* **Stated goal**: Exactly reproduce the lines that run from the one containing "Clone this chart" through the one containing "Chart.register(...registerables);", ends included, with no pictures.

________

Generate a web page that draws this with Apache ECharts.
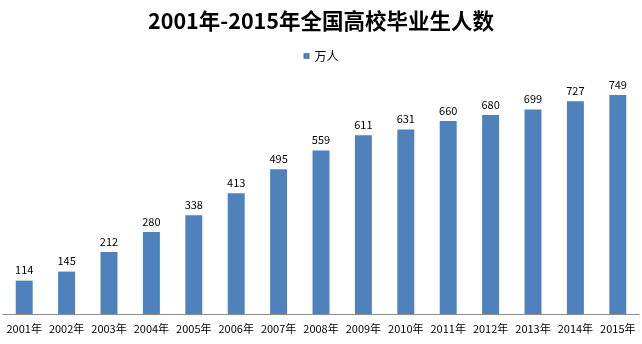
<!DOCTYPE html>
<html><head><meta charset="utf-8">
<script src="https://cdn.jsdelivr.net/npm/echarts@6/dist/echarts.min.js"></script>
<style>html,body{margin:0;padding:0;background:#fff}#c{width:642px;height:344px}</style>
</head><body><div id="c"></div>
<script>
const categories = ['2001年','2002年','2003年','2004年','2005年','2006年','2007年','2008年','2009年','2010年','2011年','2012年','2013年','2014年','2015年'];
const values = [114,145,212,280,338,413,495,559,611,631,660,680,699,727,749];
const seriesName = '万人';
const titleText = '2001年-2015年全国高校毕业生人数';
const font = '"Noto Sans CJK SC","Noto Sans",sans-serif';
const chart = echarts.init(document.getElementById('c'));
chart.setOption({
  animation:false,
  backgroundColor:'#fff',
  title:{text:titleText,left:'center',top:5,textStyle:{fontFamily:font,fontSize:21.5,fontWeight:'bold',color:'#000'}},
  legend:{data:[seriesName],top:45,left:'center',icon:'rect',itemWidth:6,itemHeight:6,itemGap:4,textStyle:{fontFamily:font,fontSize:12,color:'#000'}},
  grid:{left:3,right:3,top:80,bottom:30,containLabel:false},
  xAxis:{type:'category',data:categories,axisLine:{lineStyle:{color:'#8c8c8c'}},axisTick:{show:false},
    axisLabel:{interval:0,color:'#000',fontFamily:font,fontSize:11,margin:9}},
  yAxis:{type:'value',min:0,max:800,show:false,splitLine:{show:false}},
  series:[{name:seriesName,type:'bar',data:values,barWidth:'40%',itemStyle:{color:'#4f81bd'},
    label:{show:true,position:'top',color:'#000',fontFamily:font,fontSize:11,distance:5}}]
});
</script></body></html>
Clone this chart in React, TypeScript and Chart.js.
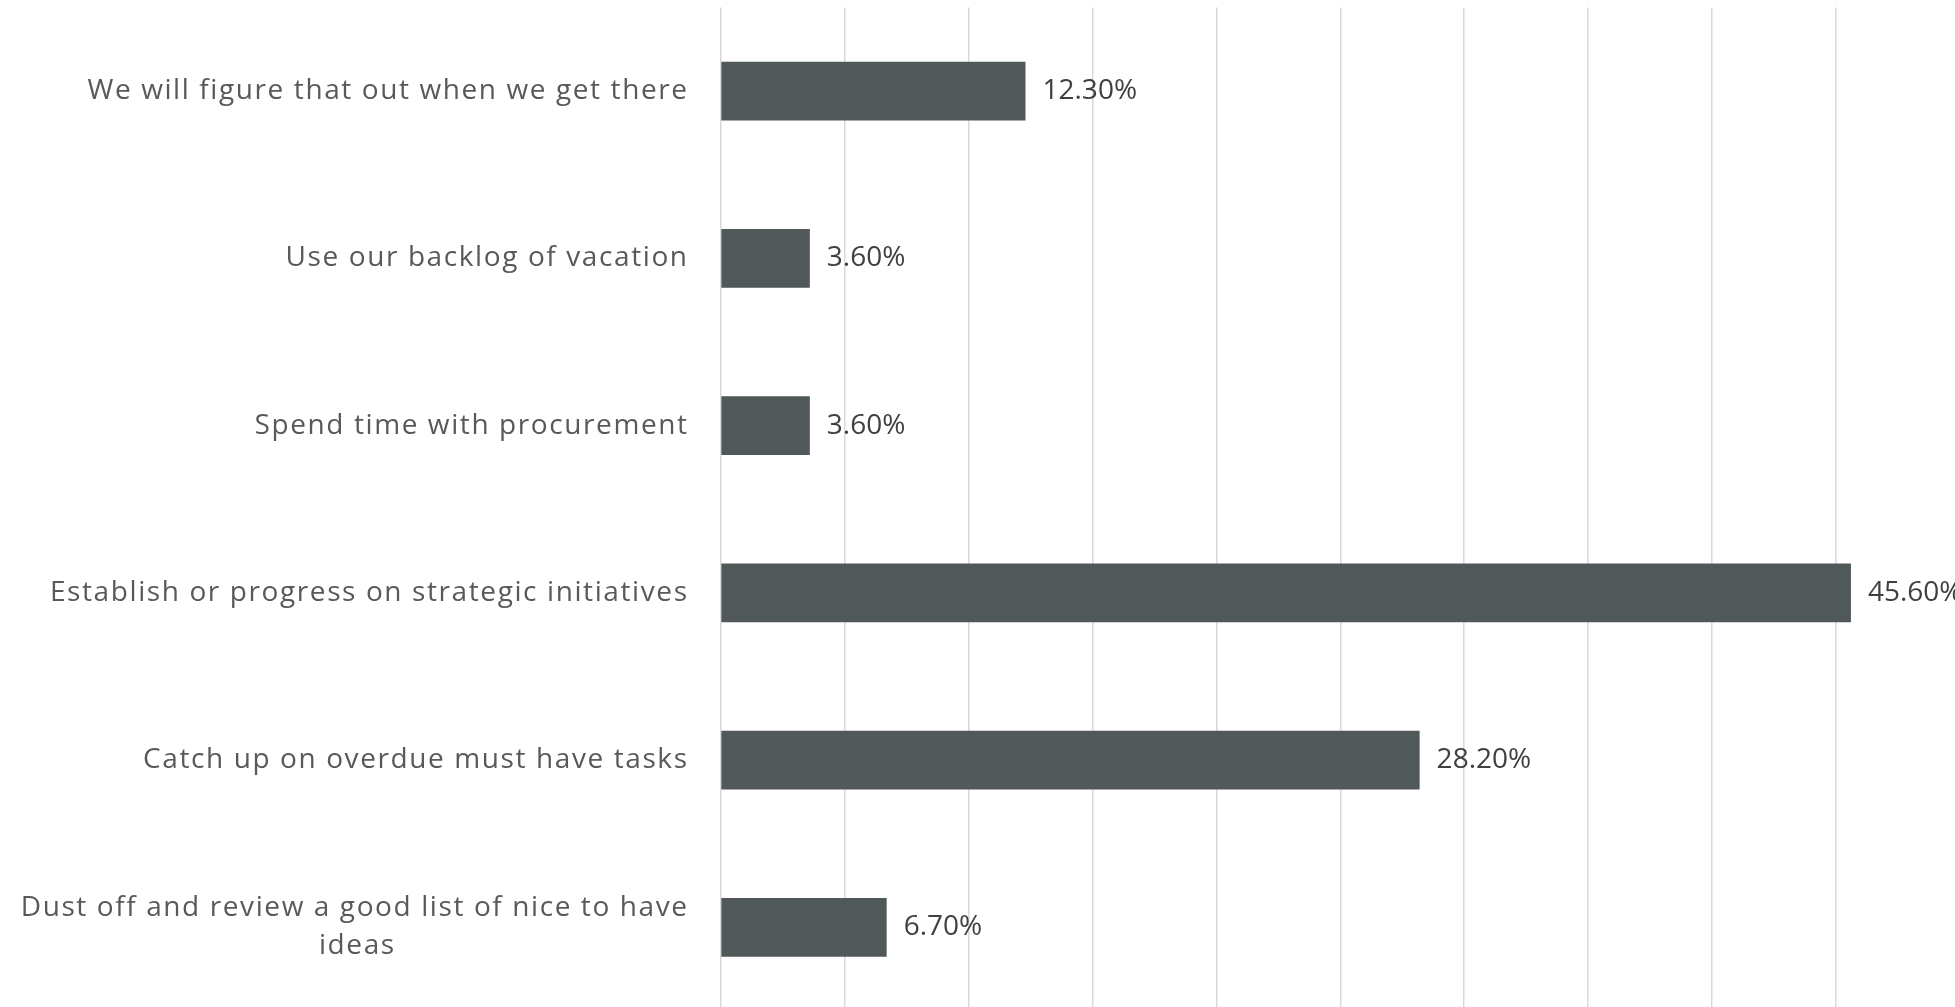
import React, { useEffect, useRef } from "react";
import { Chart, registerables } from "chart.js";

Chart.register(...registerables);

const categories: string[][] = [
  ["We will figure that out when we get there"],
  ["Use our backlog of vacation"],
  ["Spend time with procurement"],
  ["Establish or progress on strategic initiatives"],
  ["Catch up on overdue must have tasks"],
  ["Dust off and review a good list of nice to have", "ideas"],
];
const values: number[] = [12.3, 3.6, 3.6, 45.6, 28.2, 6.7];
const valueLabels: string[] = ["12.30%", "3.60%", "3.60%", "45.60%", "28.20%", "6.70%"];

const LABEL_FONT = { family: "'Open Sans', sans-serif", size: 28, lineHeight: 1.35 };
const LABEL_SPACING = "1.6px";
const VALUE_FONT = "28px 'Open Sans', sans-serif";

const measureCtx = (() => {
  const c = document.createElement("canvas");
  return c.getContext("2d")!;
})();

function centerLines(lines: string[]): string[] {
  if (lines.length < 2) return lines;
  measureCtx.font = `${LABEL_FONT.size}px ${LABEL_FONT.family}`;
  (measureCtx as any).letterSpacing = LABEL_SPACING;
  const w1 = measureCtx.measureText(lines[0]).width;
  const sw = measureCtx.measureText(" ").width;
  return lines.map((l, i) => {
    if (i === 0) return l;
    const w = measureCtx.measureText(l).width;
    const n = Math.max(0, Math.round((w1 - w) / 2 / sw));
    return l + " ".repeat(n);
  });
}

const spacingPlugin = {
  id: "labelSpacing",
  beforeUpdate(chart: any) {
    chart.ctx.letterSpacing = LABEL_SPACING;
  },
  beforeDraw(chart: any) {
    chart.ctx.letterSpacing = LABEL_SPACING;
  },
};

const valueLabelPlugin = {
  id: "valueLabels",
  afterDatasetsDraw(chart: any) {
    const ctx = chart.ctx;
    const meta = chart.getDatasetMeta(0);
    ctx.save();
    ctx.letterSpacing = "0px";
    ctx.font = VALUE_FONT;
    ctx.fillStyle = "#404040";
    ctx.textAlign = "left";
    ctx.textBaseline = "middle";
    meta.data.forEach((bar: any, i: number) => {
      ctx.fillText(valueLabels[i], bar.x + 17, bar.y);
    });
    ctx.restore();
  },
};

export default function App() {
  const ref = useRef<HTMLCanvasElement>(null);
  useEffect(() => {
    if (!ref.current) return;
    const chart = new Chart(ref.current, {
      type: "bar",
      data: {
        labels: categories,
        datasets: [
          {
            data: values,
            backgroundColor: "#505859",
            borderWidth: 0,
            barPercentage: 0.35,
            categoryPercentage: 1,
          },
        ],
      },
      options: {
        indexAxis: "y",
        responsive: false,
        animation: false,
        layout: { padding: { top: 7.5, left: 0, right: 0, bottom: 0 } },
        plugins: { legend: { display: false }, tooltip: { enabled: false } },
        scales: {
          x: {
            min: 0,
            max: 50,
            ticks: { display: false, stepSize: 5 },
            grid: { color: "#d9d9d9", lineWidth: 1.5, drawTicks: false },
            border: { display: false },
            afterFit(scale: any) {
              scale.height = 0;
              scale.paddingLeft = 0;
              scale.paddingRight = 0;
            },
          },
          y: {
            grid: { display: false },
            border: { display: false },
            ticks: {
              padding: 24,
              color: "#595959",
              font: LABEL_FONT as any,
              callback: function (this: any, _v: any, i: number) {
                return centerLines(categories[i]);
              },
            },
            afterFit(scale: any) {
              scale.width = 720.6;
              scale.paddingTop = 0;
              scale.paddingBottom = 0;
            },
          },
        },
      },
      plugins: [spacingPlugin, valueLabelPlugin],
    });
    return () => chart.destroy();
  }, []);
  return (
    <div style={{ position: "fixed", left: 0, top: 0, width: 1955, height: 1007, overflow: "hidden", background: "#fff" }}>
      <canvas ref={ref} width={1960} height={1011} style={{ display: "block" }} />
    </div>
  );
}
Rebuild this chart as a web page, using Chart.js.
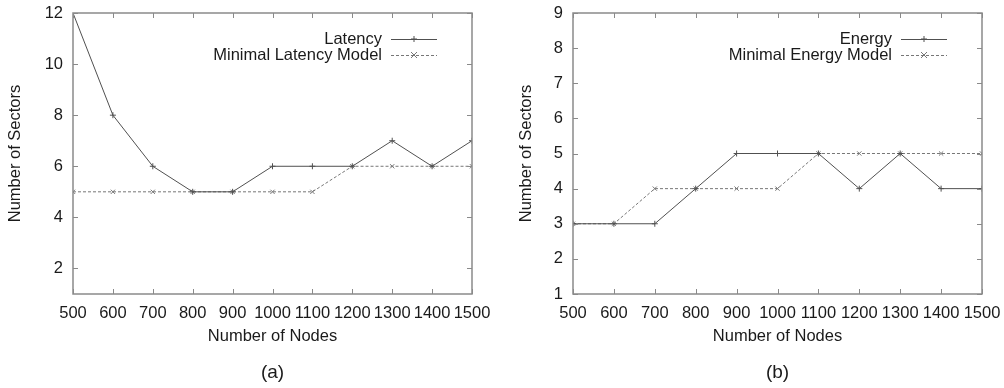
<!DOCTYPE html>
<html>
<head>
<meta charset="utf-8">
<script src="https://cdn.jsdelivr.net/npm/chart.js@4"></script>
<style>
  body { margin: 0; background: #fff; }
  .wrap { position: absolute; top: 0; height: 388px; }
</style>
</head>
<body>
<div class="wrap" style="left:0;width:500px"><canvas id="chartA" width="500" height="388"></canvas></div>
<div class="wrap" style="left:500px;width:504px"><canvas id="chartB" width="504" height="388"></canvas></div>
<script>
// --- data ---
const nodes = [500, 600, 700, 800, 900, 1000, 1100, 1200, 1300, 1400, 1500];
const latency = [12, 8, 6, 5, 5, 6, 6, 6, 7, 6, 7];
const minLatencyModel = [5, 5, 5, 5, 5, 5, 5, 6, 6, 6, 6];
const energy = [3, 3, 3, 4, 5, 5, 5, 4, 5, 4, 4];
const minEnergyModel = [3, 3, 4, 4, 4, 4, 5, 5, 5, 5, 5];
const yTicksA = [2, 4, 6, 8, 10, 12];
const yTicksB = [1, 2, 3, 4, 5, 6, 7, 8, 9];

const FONT = 'Liberation Sans, Arial, Helvetica, sans-serif';
const FS = 16.5;
const TEXT = '#1a1a1a';
const FRAME = '#8a8a8a';

const pts = ys => nodes.map((x, i) => ({ x: x, y: ys[i] }));

// gnuplot-like frame with inward ticks, legend (text left of the sample) and caption
const gnuplotFrame = {
    id: 'gnuplotFrame',
    afterDatasetsDraw(chart, args, opts) {
        const { ctx, chartArea: a, scales } = chart;
        const tl = 5;
        ctx.save();
        ctx.strokeStyle = FRAME;
        ctx.lineWidth = 1.5;
        ctx.strokeRect(a.left, a.top, a.right - a.left, a.bottom - a.top);
        ctx.lineWidth = 1;
        ctx.beginPath();
        scales.x.ticks.forEach(t => {
            const px = Math.round(scales.x.getPixelForValue(t.value)) + 0.5;
            ctx.moveTo(px, a.bottom); ctx.lineTo(px, a.bottom - tl);
            ctx.moveTo(px, a.top); ctx.lineTo(px, a.top + tl);
        });
        scales.y.ticks.forEach(t => {
            const py = Math.round(scales.y.getPixelForValue(t.value)) + 0.5;
            ctx.moveTo(a.left, py); ctx.lineTo(a.left + tl, py);
            ctx.moveTo(a.right, py); ctx.lineTo(a.right - tl, py);
        });
        ctx.stroke();

        // legend
        ctx.font = FS + 'px ' + FONT;
        ctx.textAlign = 'right';
        ctx.textBaseline = 'middle';
        chart.data.datasets.forEach((ds, i) => {
            const y = a.top + 26 + i * 16;
            ctx.fillStyle = TEXT;
            ctx.fillText(ds.label, a.right - 90, y);
            ctx.strokeStyle = ds.borderColor;
            ctx.lineWidth = 1;
            ctx.setLineDash(ds.borderDash || []);
            ctx.beginPath();
            ctx.moveTo(a.right - 81, y + 0.5);
            ctx.lineTo(a.right - 35, y + 0.5);
            ctx.stroke();
            ctx.setLineDash([]);
            const mx = a.right - 58, r = 3;
            ctx.beginPath();
            if (ds.pointStyle === 'cross') {
                ctx.moveTo(mx, y - r); ctx.lineTo(mx, y + r);
                ctx.moveTo(mx - r, y); ctx.lineTo(mx + r, y);
            } else {
                ctx.moveTo(mx - r, y - r); ctx.lineTo(mx + r, y + r);
                ctx.moveTo(mx - r, y + r); ctx.lineTo(mx + r, y - r);
            }
            ctx.stroke();
        });

        // caption under the plot, centred on the plot area
        ctx.textAlign = 'center';
        ctx.font = '19px ' + FONT;
        ctx.fillStyle = TEXT;
        ctx.fillText(opts.caption, (a.left + a.right) / 2, 373);
        ctx.restore();
    }
};

function makeChart(id, series, labels, yMin, yMax, yTicks, caption, yTitlePad, rightPad) {
    new Chart(document.getElementById(id), {
        type: 'line',
        data: {
            datasets: [
                {
                    label: labels[0],
                    data: pts(series[0]),
                    borderColor: '#505050',
                    borderWidth: 1,
                    pointStyle: 'cross',
                    pointRadius: 3,
                    pointBorderColor: '#505050',
                    pointBorderWidth: 1,
                    tension: 0
                },
                {
                    label: labels[1],
                    data: pts(series[1]),
                    borderColor: '#777777',
                    borderWidth: 1,
                    borderDash: [3, 2],
                    pointStyle: 'crossRot',
                    pointRadius: 3,
                    pointBorderColor: '#777777',
                    pointBorderWidth: 1,
                    tension: 0
                }
            ]
        },
        options: {
            responsive: false,
            animation: false,
            layout: { padding: { top: 13, right: rightPad, left: 0, bottom: 0 } },
            plugins: {
                legend: { display: false },
                tooltip: { enabled: false },
                gnuplotFrame: { caption: caption }
            },
            scales: {
                x: {
                    type: 'linear',
                    min: 500,
                    max: 1500,
                    afterBuildTicks: s => { s.ticks = nodes.map(v => ({ value: v })); },
                    afterFit: s => { s.height = 94; s.paddingLeft = 0; s.paddingRight = 0; },
                    grid: { display: false, drawTicks: false },
                    border: { display: false },
                    ticks: {
                        color: TEXT, font: { family: FONT, size: FS }, padding: 10,
                        maxRotation: 0, autoSkip: false,
                        callback: v => String(v)
                    },
                    title: {
                        display: true,
                        text: 'Number of Nodes',
                        color: TEXT,
                        font: { family: FONT, size: FS },
                        padding: { top: 0, bottom: 42 }
                    }
                },
                y: {
                    min: yMin,
                    max: yMax,
                    afterBuildTicks: s => { s.ticks = yTicks.map(v => ({ value: v })); },
                    afterFit: s => { s.width = 73; s.paddingTop = 0; s.paddingBottom = 0; },
                    grid: { display: false, drawTicks: false },
                    border: { display: false },
                    ticks: { color: TEXT, font: { family: FONT, size: FS }, padding: 10 },
                    title: {
                        display: true,
                        text: 'Number of Sectors',
                        color: TEXT,
                        font: { family: FONT, size: FS },
                        padding: { top: yTitlePad, bottom: 0 }
                    }
                }
            }
        },
        plugins: [gnuplotFrame]
    });
}

makeChart('chartA', [latency, minLatencyModel], ['Latency', 'Minimal Latency Model'],
    1, 12, yTicksA, '(a)', 6, 28);
makeChart('chartB', [energy, minEnergyModel], ['Energy', 'Minimal Energy Model'],
    1, 9, yTicksB, '(b)', 17, 22);
</script>
</body>
</html>
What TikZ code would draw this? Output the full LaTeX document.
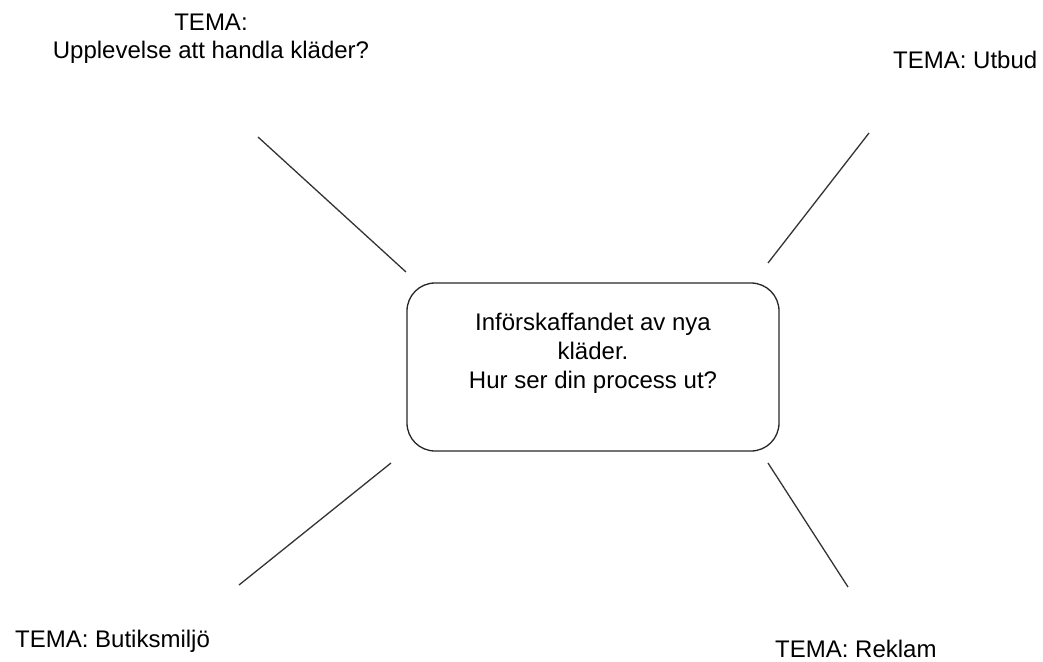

________

* **Exercise result**:
Clone this chart in React, TypeScript and Chart.js.
import React, { useEffect, useRef } from "react";
import { Chart, registerables } from "chart.js";

Chart.register(...registerables);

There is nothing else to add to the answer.